Technical Failures: Sound, Lighting, and Equipment

Microphones die mid-vow, speakers produce feedback during the first dance, lighting rigs malfunction during the reception, and projectors fail to play the carefully edited slideshow you spent weeks perfecting. Technical failures are frustrating because they interrupt the emotional flow of the wedding, but they are also among the most preventable problems with proper preparation. Require your DJ or band to do a full sound check at the venue at least two hours before the ceremony, testing every microphone, speaker, and input in the actual positions they will occupy during the event. Bring backup batteries, cables, and adapters for every piece of equipment, and ensure that at least one person on your vendor team knows how to troubleshoot basic audio and visual problems. For ceremony microphones, consider a clip-on lapel mic rather than a handheld or podium mic, as it frees your hands and is less likely to be held incorrectly by nervous readers. If technology fails during the ceremony, the officiant should be prepared to project their voice and carry on without amplification, and readers should be ready to speak loudly and clearly. For reception technology like slideshows and video messages, always have a backup copy on a USB drive in addition to whatever laptop or cloud-based system you planned to use. The fundamental principle is that no emotional moment of your wedding should depend on a single piece of technology working perfectly.

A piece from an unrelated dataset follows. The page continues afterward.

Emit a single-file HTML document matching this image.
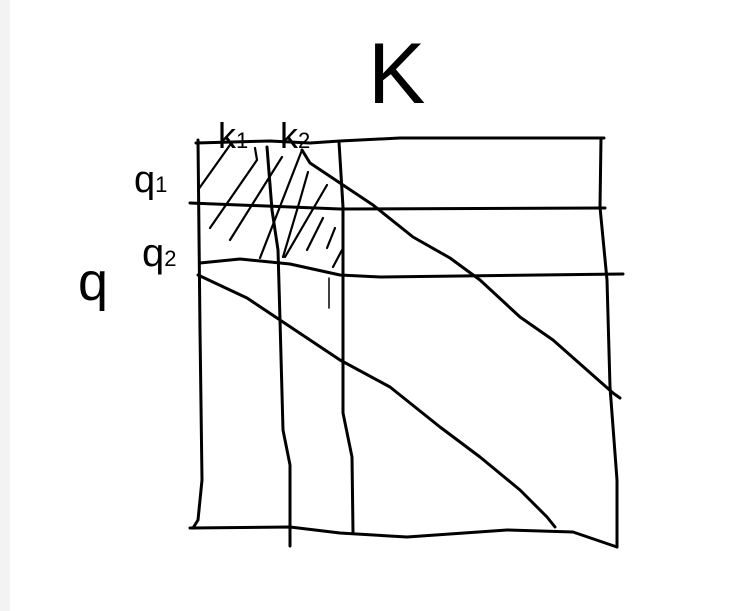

The Over-Served Guest Problem

Open bars create joyful celebrations, but they also create the conditions for guests to drink more than they should, and managing intoxicated guests is a situation that nearly every couple or wedding planner encounters. The most effective prevention is working with your bartenders to set a service pace, such as a maximum of two drinks per guest per hour during cocktail hour and limiting shots to specific times or not offering them at all. Many experienced bartenders will naturally slow down service to visibly intoxicated guests, but you should explicitly discuss this expectation with your catering team or bar service during planning. If a guest becomes disruptive, your planner, venue coordinator, or best man should intervene privately and compassionately, offering water, food, and a chair in a quieter area rather than publicly embarrassing the person. Have a plan for getting over-served guests home safely, whether that means pre-arranged taxi numbers, a rideshare account designated for guest transportation, or a sober friend assigned to handle transportation for anyone who cannot drive. In the worst case scenario where an intoxicated guest is becoming aggressive or inappropriate, venue security or your coordinator should remove them discreetly, and you should not feel guilty about this, because protecting the comfort and safety of your other guests and your own celebration is more important than sparing one person's feelings about their own poor choices.

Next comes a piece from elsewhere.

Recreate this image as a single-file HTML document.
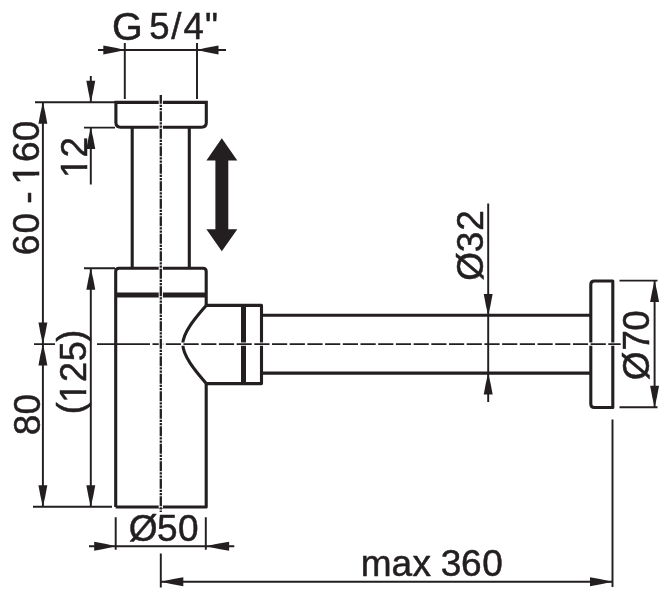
<!DOCTYPE html>
<html lang="en">
<head>
<meta charset="utf-8">
<title>Siphon dimension drawing</title>
<style>
html,body{margin:0;padding:0;background:#fff;}
body{width:671px;height:600px;overflow:hidden;}
svg{display:block;will-change:transform;}
text{font-family:"Liberation Sans",sans-serif;fill:#231f20;stroke:#231f20;stroke-width:0.5;stroke-linejoin:round;}
.k{stroke:#231f20;stroke-width:3.1;fill:none;stroke-linejoin:round;stroke-linecap:butt;}
.t{stroke:#231f20;stroke-width:1.95;fill:none;}
.c{stroke:#231f20;stroke-width:1.6;fill:none;}
.a{fill:#231f20;stroke:none;}
</style>
</head>
<body>
<svg width="671" height="600" viewBox="0 0 671 600">
<rect width="671" height="600" fill="#fff"/>

<!-- thick outlines of the siphon -->
<g class="k">
  <path d="M115.9 102.4H206.3V122.5Q206.3 127.2 201.6 127.2H120.6Q115.9 127.2 115.9 122.5Z" style="stroke-linejoin:miter"/>
  <path d="M132.2 127V268M189.3 127V268"/>
  <path d="M115.7 507V271.5Q115.7 268.3 119 268.3H203Q206.2 268.3 206.2 271.5V305.4"/>
  <path d="M206.2 383.6V507H115.7"/>
  <path d="M206.2 305.4H261.5V383.6H206.2"/>
  <path d="M206.2 305.4C199.5 313.6 182.8 331 182.8 344.3C182.8 357.5 199.5 375.4 206.2 383.6"/>
  <path d="M261.5 315.3H590.8M261.5 373.1H590.8"/>
  <path d="M612.8 281H594.3Q590.8 281 590.8 284.5V404Q590.8 407.5 594.3 407.5H612.8Z"/>
</g>
<path d="M115.7 295H206.2" stroke="#231f20" stroke-width="5" fill="none"/>
<path d="M243.5 305.4V383.6" stroke="#231f20" stroke-width="5" fill="none"/>

<!-- centre lines -->
<path d="M178 344.1H266M586 344.1H617" stroke="#fff" stroke-width="3.4" fill="none"/>
<path class="c" d="M34 344.1H55M97 344.1H150"/>
<path class="c" d="M152.5 344.1H620.7" stroke-dasharray="15.2 2.5" stroke-dashoffset="4.4"/>
<path d="M160.8 100V508" stroke="#fff" stroke-width="4.2" fill="none"/>
<path class="c" d="M160.8 95V512" stroke-dasharray="10 1 2.2 1 2.3 1" stroke-dashoffset="1.2" style="stroke-width:2.3"/>

<!-- thin dimension and extension lines -->
<g class="t">
  <path d="M98 50H226M124.8 43V99M197 43V99"/>
  <path d="M35 102.3H115M84 127.6H115M84 268.3H115M33 506.8H112"/>
  <path d="M42.9 102.3V506.8"/>
  <path d="M90.8 76V102.3M90.8 127.6V184.5"/>
  <path d="M90.8 268.3V506.8"/>
  <path d="M89 546.3H234.3M115.7 517.3V549.8M205.8 517.3V549.8"/>
  <path d="M160.8 553.5V587.5M160.8 581.7H612.5M612.5 419.5V587"/>
  <path d="M488.2 203.5V402"/>
  <path d="M619.5 280.6H657.5M619.5 407.2H657.5M654.6 280.6V407.2"/>
</g>

<!-- arrow heads -->
<g class="a">
<path d="M124.8 50Q114.05 47.33 103.3 45.55V54.45Q114.05 52.67 124.8 50Z"/>
<path d="M197 50Q207.75 47.33 218.5 45.55V54.45Q207.75 52.67 197 50Z"/>
<path d="M42.9 102.3Q40.23 113.05 38.45 123.8H47.35Q45.57 113.05 42.9 102.3Z"/>
<path d="M42.9 344.1Q40.23 333.35 38.45 322.6H47.35Q45.57 333.35 42.9 344.1Z"/>
<path d="M42.9 344.1Q40.23 354.85 38.45 365.6H47.35Q45.57 354.85 42.9 344.1Z"/>
<path d="M42.9 506.8Q40.23 496.05 38.45 485.3H47.35Q45.57 496.05 42.9 506.8Z"/>
<path d="M90.8 102.3Q88.13 91.55 86.35 80.8H95.25Q93.47 91.55 90.8 102.3Z"/>
<path d="M90.8 127.6Q88.13 138.35 86.35 149.1H95.25Q93.47 138.35 90.8 127.6Z"/>
<path d="M90.8 268.3Q88.13 279.05 86.35 289.8H95.25Q93.47 279.05 90.8 268.3Z"/>
<path d="M90.8 506.8Q88.13 496.05 86.35 485.3H95.25Q93.47 496.05 90.8 506.8Z"/>
<path d="M115.7 546.3Q104.95 543.63 94.2 541.85V550.75Q104.95 548.97 115.7 546.3Z"/>
<path d="M205.8 546.3Q217.45 543.63 229.1 541.85V550.75Q217.45 548.97 205.8 546.3Z"/>
<path d="M160.8 581.7Q172.05 579.03 183.3 577.25V586.15Q172.05 584.37 160.8 581.7Z"/>
<path d="M612.5 581.7Q601.25 579.03 590 577.25V586.15Q601.25 584.37 612.5 581.7Z"/>
<path d="M488.2 315.5Q485.53 304.75 483.75 294H492.65Q490.87 304.75 488.2 315.5Z"/>
<path d="M488.2 373Q485.53 383.75 483.75 394.5H492.65Q490.87 383.75 488.2 373Z"/>
<path d="M654.6 280.6Q651.93 291.35 650.15 302.1H659.05Q657.27 291.35 654.6 280.6Z"/>
<path d="M654.6 407.2Q651.93 396.45 650.15 385.7H659.05Q657.27 396.45 654.6 407.2Z"/>
<path d="M221.8 138.3L237.3 160.6H228.3V229.3H237.3L221.8 251.2L206.4 229.3H215.4V160.6H206.4Z"/>
</g>

<!-- labels -->
<g transform="translate(112.02 39.2)"><text font-size="36.5"><tspan font-size="39.5" x="0 30.72" y="0.4 0">G </tspan><tspan x="37.27 59.21 71.45 92.95" y="0 0 0 0">5/4&quot;</tspan></text></g>
<g transform="translate(39 255.17) rotate(-90)"><text font-size="37" x="0 21.63 42.2 51.35 63.68 70.73 93.1 113.98">60 - 160</text><rect x="71.89" y="-3.91" width="7.89" height="5.31" fill="#fff"/><rect x="83.55" y="-3.91" width="7.59" height="5.31" fill="#fff"/></g>
<g transform="translate(86.9 177.94) rotate(-90)"><text font-size="37" x="0 20.5">12</text><rect x="1.16" y="-3.91" width="7.89" height="5.31" fill="#fff"/><rect x="12.82" y="-3.91" width="7.59" height="5.31" fill="#fff"/></g>
<g transform="translate(85.5 414.2) rotate(-90)"><text font-size="36" x="0 11.46 32.19 52.98 72.52" y="-2.9 0 0 0 -2.9">(125)</text><rect x="12.55" y="-3.84" width="7.72" height="5.24" fill="#fff"/><rect x="23.94" y="-3.84" width="7.42" height="5.24" fill="#fff"/></g>
<g transform="translate(39.6 435.19) rotate(-90)"><text font-size="37" x="0 20.8">80</text></g>
<g transform="translate(128.69 540.8)"><text font-size="37" x="0 28.26 49.42">Ø50</text></g>
<g transform="translate(360.78 575.6)"><text font-size="37" x="0 30.64 51.61 70.11 80.09 100.2 121.53">max 360</text></g>
<g transform="translate(483 280.76) rotate(-90)"><text font-size="37" x="0 28.48 50.02">Ø32</text></g>
<g transform="translate(648.9 380.21) rotate(-90)"><text font-size="37" x="0 29.35 49.52">Ø70</text></g>
</svg>
</body>
</html>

The Mindset That Saves Everything

The single most powerful tool you have for handling wedding day problems is not a backup plan or an emergency kit but a mindset shift that you cultivate in the weeks before the wedding. Practice saying this to yourself until you believe it: the wedding is about marrying the person you love, and everything else is set dressing. When you internalize this truth, a rained-out ceremony becomes a romantic indoor gathering, a late caterer becomes an extended cocktail hour with your favorite people, and a ripped dress becomes a story you laugh about for forty years. The couples who report the highest satisfaction with their wedding day are not the ones who had perfect events but the ones who were psychologically prepared to roll with imperfection and who chose to focus on what was going right rather than what was going wrong. Before the wedding, practice mindfulness and presence techniques that help you stay in the moment rather than spiraling into anxiety about logistics. Designate your planner, coordinator, or point person as the problem solver and instruct everyone in your wedding party to bring problems to that person rather than to you. Once the ceremony begins, your only job is to be present, to look at your partner, and to feel the joy of the commitment you are making. Everything else, every canapé and centerpiece and playlist transition, is just the beautiful background noise of the best party you will ever throw.